SKLL can work with several common data formats, each of which are described here.

If you need to convert between any of the supported formats, because, for example, you would like to create a single data file that will work both with SKLL and Weka (or some other external tool), the skll_convert script can help you out. It is as easy as:

$ skll_convert examples/titanic/train/family.csv examples/titanic/train/family.arff

Creating sparse files

skll_convert can also create sparse data files in .jsonlines, .libsvm, .megam, or .ndj formats. This is very useful for saving disk space and memory when you have a large data set with mostly zero-valued features.

Training and testing directories

At minimum you will probably want to work with a training set and a testing set. If you have multiple feature files that you would like SKLL to join together for you automatically, you will need to create feature files with the exact same names and store them in training and testing directories. You can specifiy these directories in your config file using train_directory and test_directory. The list of files is specified using the featuresets setting.

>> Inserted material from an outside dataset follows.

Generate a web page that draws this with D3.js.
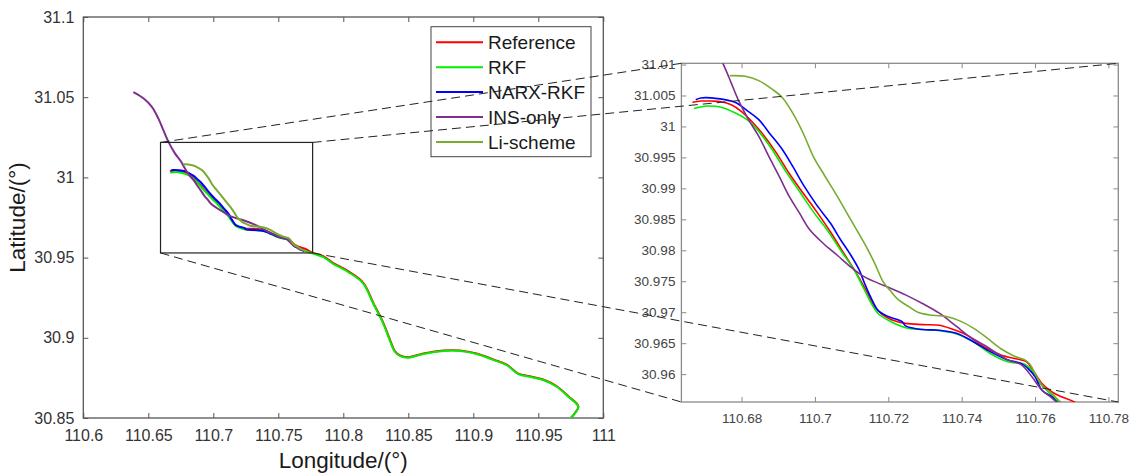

Single-file training and testing sets

If you’re conducting a simpler experiment, where you have a single training file with all of your features and a similar single testing file, you should use the train_file and test_file settings in your config file.

If you would like to split an existing file up into a training set and a testing set, you can employ the filter_features tool to select instances you would like to include in each file.

Creating a configuration file

Now that you’ve seen a basic configuration file, you should look at the extensive option available in our config file reference.

Running your configuration file through run_experiment

There are a few meta-options for experiments that are specified directly to the run_experiment command rather than in a configuration file. For example, if you would like to run an ablation experiment, which conducts repeated experiments using different combinations of the features in your config, you should use the run_experiment --ablation option. A complete list of options is available here.